** START GIVEN RECORDS **

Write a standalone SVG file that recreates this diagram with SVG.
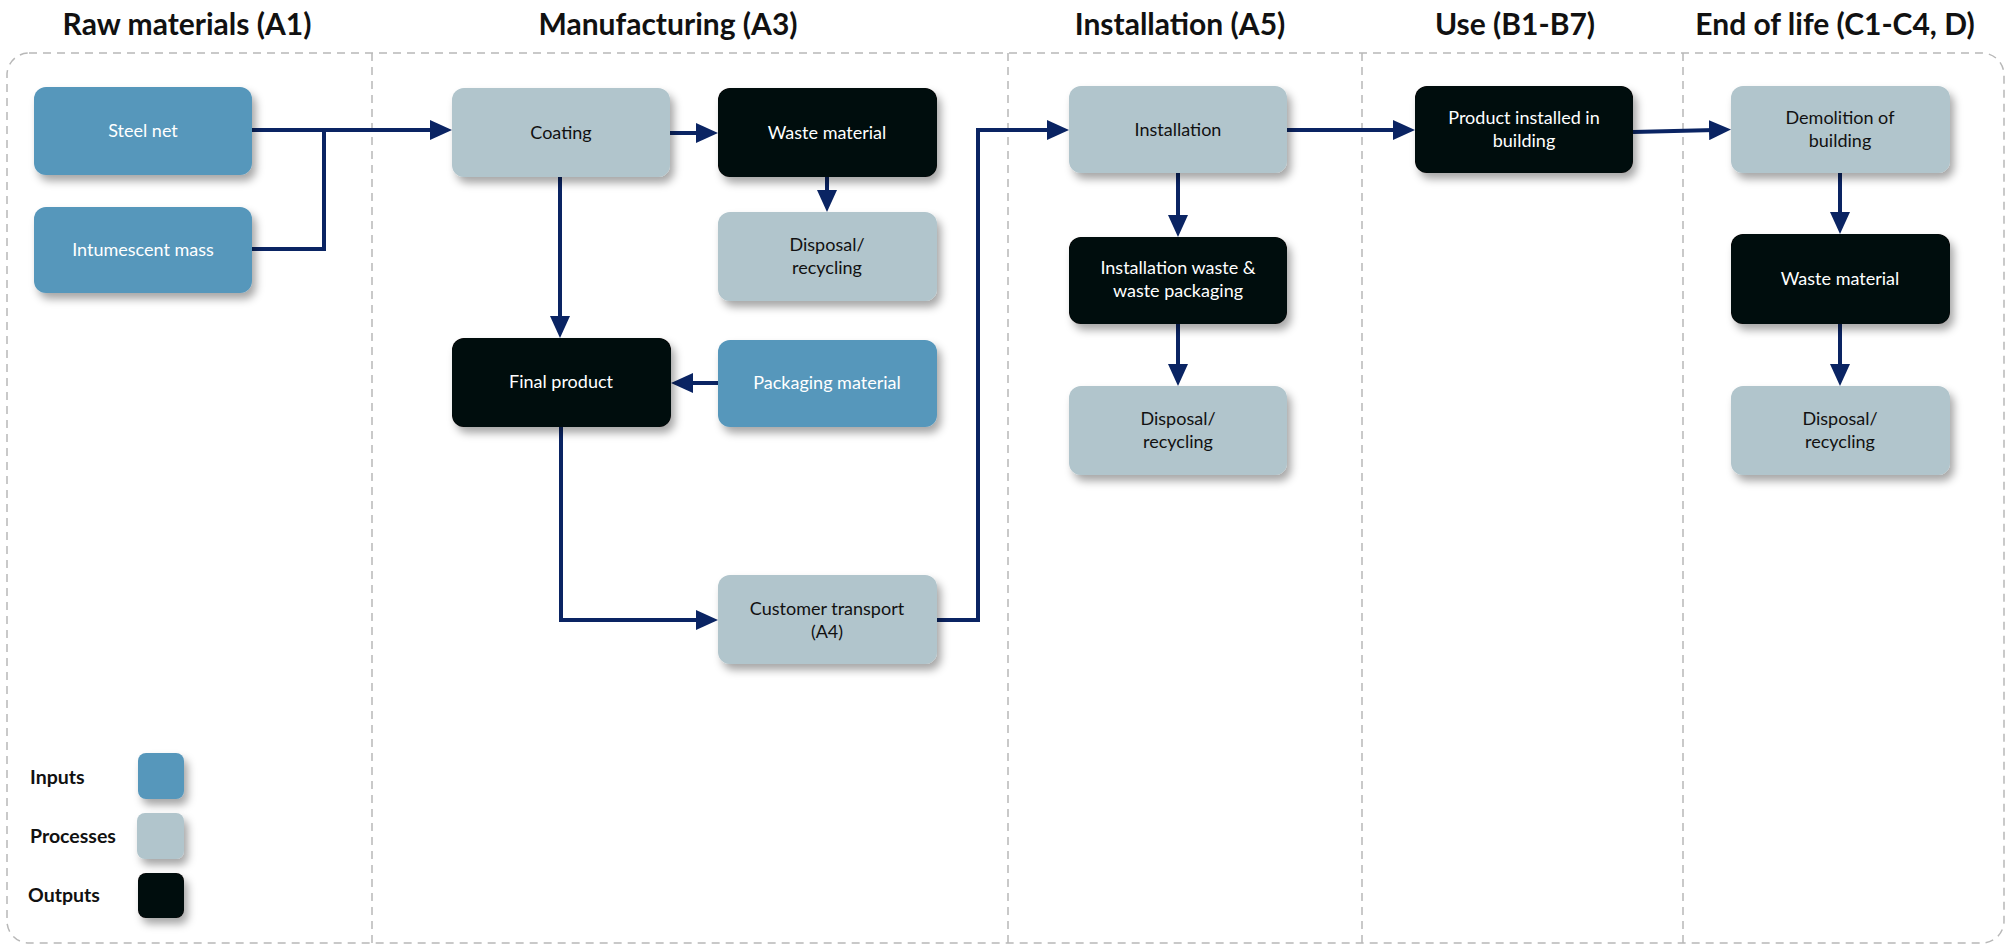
<svg xmlns="http://www.w3.org/2000/svg" width="2013" height="950" viewBox="0 0 2013 950">
<style>
.title{font-family:Lato,"Open Sans","Liberation Sans",sans-serif;font-weight:bold;font-size:30px;fill:#111;text-anchor:middle}
.lbl{font-family:Lato,"Open Sans","Liberation Sans",sans-serif;font-size:18px;text-anchor:middle}
.leg{font-family:Lato,"Open Sans","Liberation Sans",sans-serif;font-weight:bold;font-size:19.5px;fill:#111}
.in{fill:#5797bb}
.pr{fill:#b1c5cc}
.out{fill:#050707}
.tw{fill:#fff}
.td{fill:#111}
.div{stroke:#b8b8b8;stroke-width:1.5;stroke-dasharray:8 6;fill:none}
.con{stroke:#0a2463;stroke-width:4;fill:none}
</style>
<defs>
<filter id="sh" x="-20%" y="-20%" width="150%" height="160%">
<feDropShadow dx="4" dy="6" stdDeviation="4" flood-color="#000" flood-opacity="0.35"/>
</filter>
<marker id="ah" markerUnits="userSpaceOnUse" markerWidth="22" markerHeight="20" refX="6" refY="10" orient="auto">
<path d="M0,0 L22,10 L0,20 z" fill="#0a2463"/>
</marker>
</defs>
<rect width="2013" height="950" fill="#fff"/>
<g id="titles">
<text class="title" x="187" y="35">Raw materials (A1)</text>
<text class="title" x="668" y="35">Manufacturing (A3)</text>
<text class="title" x="1180" y="35">Installation (A5)</text>
<text class="title" x="1515" y="35">Use (B1-B7)</text>
<text class="title" x="1835" y="35">End of life (C1-C4, D)</text>
</g>
<g id="frame">
<rect class="div" x="7" y="53" width="1997" height="890" rx="22"/>
<line class="div" x1="372" y1="53" x2="372" y2="943"/>
<line class="div" x1="1008" y1="53" x2="1008" y2="943"/>
<line class="div" x1="1362" y1="53" x2="1362" y2="943"/>
<line class="div" x1="1683" y1="53" x2="1683" y2="943"/>
</g>
<g id="connectors">
<path class="con" d="M252,130 H436" marker-end="url(#ah)"/>
<path class="con" d="M252,249 H324 V130"/>
<path class="con" d="M670,133 H702" marker-end="url(#ah)"/>
<path class="con" d="M827,177 V196" marker-end="url(#ah)"/>
<path class="con" d="M560,177 V322" marker-end="url(#ah)"/>
<path class="con" d="M718,383 H687" marker-end="url(#ah)"/>
<path class="con" d="M561,427 V620 H702" marker-end="url(#ah)"/>
<path class="con" d="M937,620 H978 V130 H1053" marker-end="url(#ah)"/>
<path class="con" d="M1287,130 H1399" marker-end="url(#ah)"/>
<path class="con" d="M1633,132 L1715,130" marker-end="url(#ah)"/>
<path class="con" d="M1178,173 V221" marker-end="url(#ah)"/>
<path class="con" d="M1178,324 V370" marker-end="url(#ah)"/>
<path class="con" d="M1840,173 V218" marker-end="url(#ah)"/>
<path class="con" d="M1840,324 V370" marker-end="url(#ah)"/>
</g>
<g id="steel-net">
<rect class="in" filter="url(#sh)" x="34" y="87" width="218" height="88" rx="12"/>
<text class="lbl tw" x="143" y="137">Steel net</text>
</g>
<g id="intumescent-mass">
<rect class="in" filter="url(#sh)" x="34" y="207" width="218" height="86" rx="12"/>
<text class="lbl tw" x="143" y="256">Intumescent mass</text>
</g>
<g id="coating">
<rect class="pr" filter="url(#sh)" x="452" y="88" width="218" height="89" rx="12"/>
<text class="lbl td" x="561" y="139">Coating</text>
</g>
<g id="waste-material-a3">
<rect class="out" filter="url(#sh)" x="718" y="88" width="219" height="89" rx="12"/>
<text class="lbl tw" x="827" y="139">Waste material</text>
</g>
<g id="disposal-a3">
<rect class="pr" filter="url(#sh)" x="718" y="212" width="219" height="89" rx="12"/>
<text class="lbl td" x="827" y="251">Disposal/</text>
<text class="lbl td" x="827" y="274">recycling</text>
</g>
<g id="final-product">
<rect class="out" filter="url(#sh)" x="452" y="338" width="219" height="89" rx="12"/>
<text class="lbl tw" x="561" y="388">Final product</text>
</g>
<g id="packaging-material">
<rect class="in" filter="url(#sh)" x="718" y="340" width="219" height="87" rx="12"/>
<text class="lbl tw" x="827" y="389">Packaging material</text>
</g>
<g id="customer-transport">
<rect class="pr" filter="url(#sh)" x="718" y="575" width="219" height="89" rx="12"/>
<text class="lbl td" x="827" y="615">Customer transport</text>
<text class="lbl td" x="827" y="638">(A4)</text>
</g>
<g id="installation">
<rect class="pr" filter="url(#sh)" x="1069" y="86" width="218" height="87" rx="12"/>
<text class="lbl td" x="1178" y="136">Installation</text>
</g>
<g id="installation-waste">
<rect class="out" filter="url(#sh)" x="1069" y="237" width="218" height="87" rx="12"/>
<text class="lbl tw" x="1178" y="274">Installation waste &amp;</text>
<text class="lbl tw" x="1178" y="297">waste packaging</text>
</g>
<g id="disposal-a5">
<rect class="pr" filter="url(#sh)" x="1069" y="386" width="218" height="89" rx="12"/>
<text class="lbl td" x="1178" y="425">Disposal/</text>
<text class="lbl td" x="1178" y="448">recycling</text>
</g>
<g id="product-installed">
<rect class="out" filter="url(#sh)" x="1415" y="86" width="218" height="87" rx="12"/>
<text class="lbl tw" x="1524" y="124">Product installed in</text>
<text class="lbl tw" x="1524" y="147">building</text>
</g>
<g id="demolition">
<rect class="pr" filter="url(#sh)" x="1731" y="86" width="219" height="87" rx="12"/>
<text class="lbl td" x="1840" y="124">Demolition of</text>
<text class="lbl td" x="1840" y="147">building</text>
</g>
<g id="waste-material-c">
<rect class="out" filter="url(#sh)" x="1731" y="234" width="219" height="90" rx="12"/>
<text class="lbl tw" x="1840" y="285">Waste material</text>
</g>
<g id="disposal-c">
<rect class="pr" filter="url(#sh)" x="1731" y="386" width="219" height="89" rx="12"/>
<text class="lbl td" x="1840" y="425">Disposal/</text>
<text class="lbl td" x="1840" y="448">recycling</text>
</g>
<g id="legend">
<text class="leg" x="30" y="784">Inputs</text>
<rect class="in" filter="url(#sh)" x="138" y="753" width="46" height="46" rx="8"/>
<text class="leg" x="30" y="843">Processes</text>
<rect class="pr" filter="url(#sh)" x="137" y="813" width="47" height="46" rx="8"/>
<text class="leg" x="28" y="902">Outputs</text>
<rect class="out" filter="url(#sh)" x="138" y="873" width="46" height="45" rx="8"/>
</g>
</svg>
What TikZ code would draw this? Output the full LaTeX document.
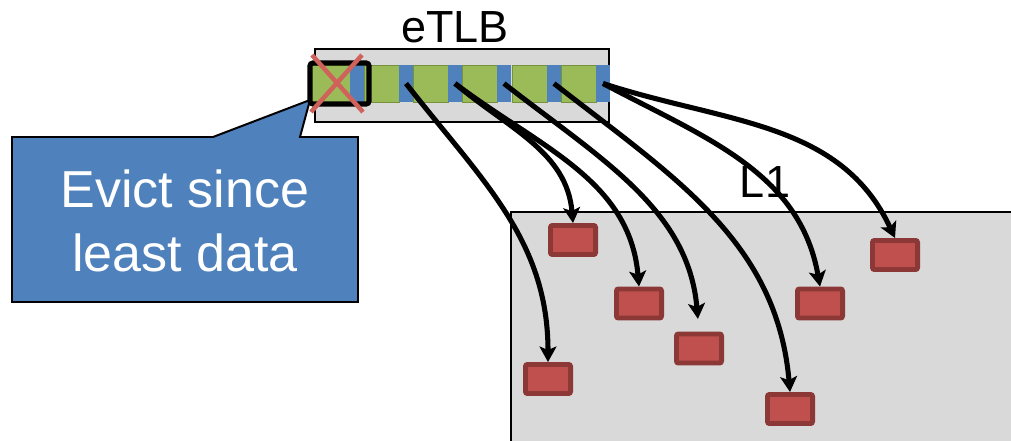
\documentclass[tikz,border=0pt]{standalone}
\usepackage{fontspec}
\setmainfont{Liberation Sans}
\usetikzlibrary{arrows.meta,positioning}
\definecolor{tlbblue}{RGB}{79,129,189}
\definecolor{tlbgreen}{RGB}{155,187,89}
\definecolor{grnedge}{RGB}{118,146,60}
\definecolor{boxgray}{RGB}{217,217,217}
\definecolor{blkred}{RGB}{192,80,77}
\definecolor{blkedge}{RGB}{140,56,54}
\definecolor{xred}{RGB}{208,98,92}
\tikzset{
  tagcell/.style={draw=grnedge,fill=tlbgreen,line width=0.5pt,minimum width=0.875cm,
    minimum height=0.925cm,inner sep=0pt},
  ptrcell/.style={fill=tlbblue,minimum width=0.35cm,minimum height=0.925cm,inner sep=0pt},
  blk/.style={draw=blkedge,fill=blkred,line width=3.4pt,rounded corners=1.5pt,
    minimum width=1.13cm,minimum height=0.73cm,inner sep=0pt},
  lbl/.style={font=\fontsize{32}{38}\selectfont,inner sep=0pt},
  note/.style={font=\fontsize{37}{46}\selectfont,text=white,align=center,inner sep=0pt},
  ptr/.style={-{Stealth[length=11pt,width=12pt,inset=2.5pt]},line width=3.6pt},
}

\begin{document}
\begin{tikzpicture}[x=0.025cm,y=0.025cm]
  \useasboundingbox (0,0) rectangle (1011,-440);
  % L1 cache area
  \draw[fill=boxgray,line width=1pt] (511,-212) rectangle (1015,-445);
  \node[lbl,anchor=base] (l1) at (765,-197) {L1};
  % red lines in L1
  \foreach \n/\x/\y in {b1/573/240,b2/639/303.5,b3/699/348.5,b4/548/379,
                        b5/790/409,b6/820/303.5,b7/895/255}
    \node[blk] (\n) at (\x,-\y) {};
  % eTLB with its entries
  \draw[fill=boxgray,line width=1pt] (315,-49) rectangle (609,-122);
  \node[lbl,anchor=base] (tlb) at (455,-43) {eTLB};
  \node[tagcell,minimum width=1cm] (t1) at (330,-83.5) {};
  \node[ptrcell] (p1) at (357,-83.5) {};
  \foreach \i/\x in {2/364,3/413,4/462,5/512,6/561} {
    \node[tagcell] (t\i) at (\x+17.5,-83.5) {};
    \node[ptrcell] (p\i) at (\x+42,-83.5) {};
  }
  % callout
  \draw[fill=tlbblue,line width=1.4pt] (12,-137) -- (213,-137) -- (310,-100)
    -- (300,-137) -- (358,-137) -- (358,-302) -- (12,-302) -- cycle;
  \node[note] (msg) at (185,-221) {Evict since\\least data};
  % victim entry
  \draw[line width=3.6pt,rounded corners=2pt] (310,-63) rectangle (369,-104);
  \draw[xred,line width=3.2pt] (312,-55) -- (363,-112) (362,-55) -- (311,-112);
  % pointers to lines
  \draw[ptr] (p2.center) to[out=-52,in=90] (b4.north);
  \draw[ptr] (p3.center) to[out=-40,in=95] (b1.north);
  \draw[ptr] (p3.center) to[out=-37,in=95] (b2.north);
  \draw[ptr,shorten >=9pt] (p4.center) to[out=-38,in=95] (b3.north);
  \draw[ptr] (p5.center) to[out=-38,in=95] (b5.north);
  \draw[ptr] (p6.center) to[out=-28,in=100] (b6.north);
  \draw[ptr] (p6.center) to[out=-18,in=115] (b7.north);
\end{tikzpicture}
\end{document}
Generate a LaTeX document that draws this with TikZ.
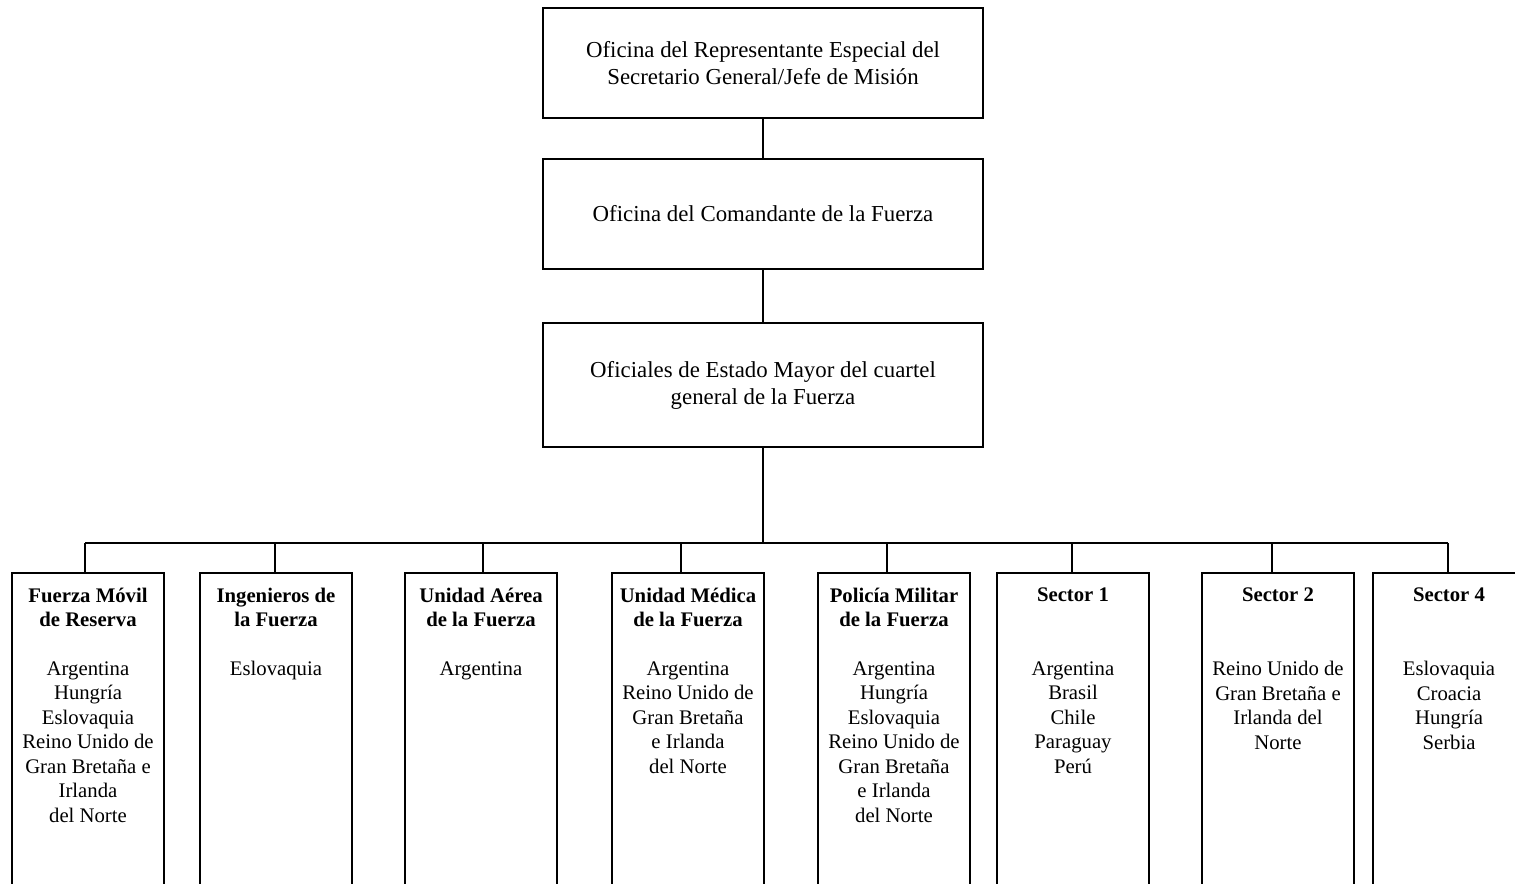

** END GIVEN RECORDS **

◆ **INSTRUCTION**
Above are the records. Copy every line in them holding "this".

◆ **CORRECT RESPONSE**
Write a standalone SVG file that recreates this diagram with SVG.
What TikZ code would draw this? Output the full LaTeX document.
Generate a LaTeX document that draws this with TikZ.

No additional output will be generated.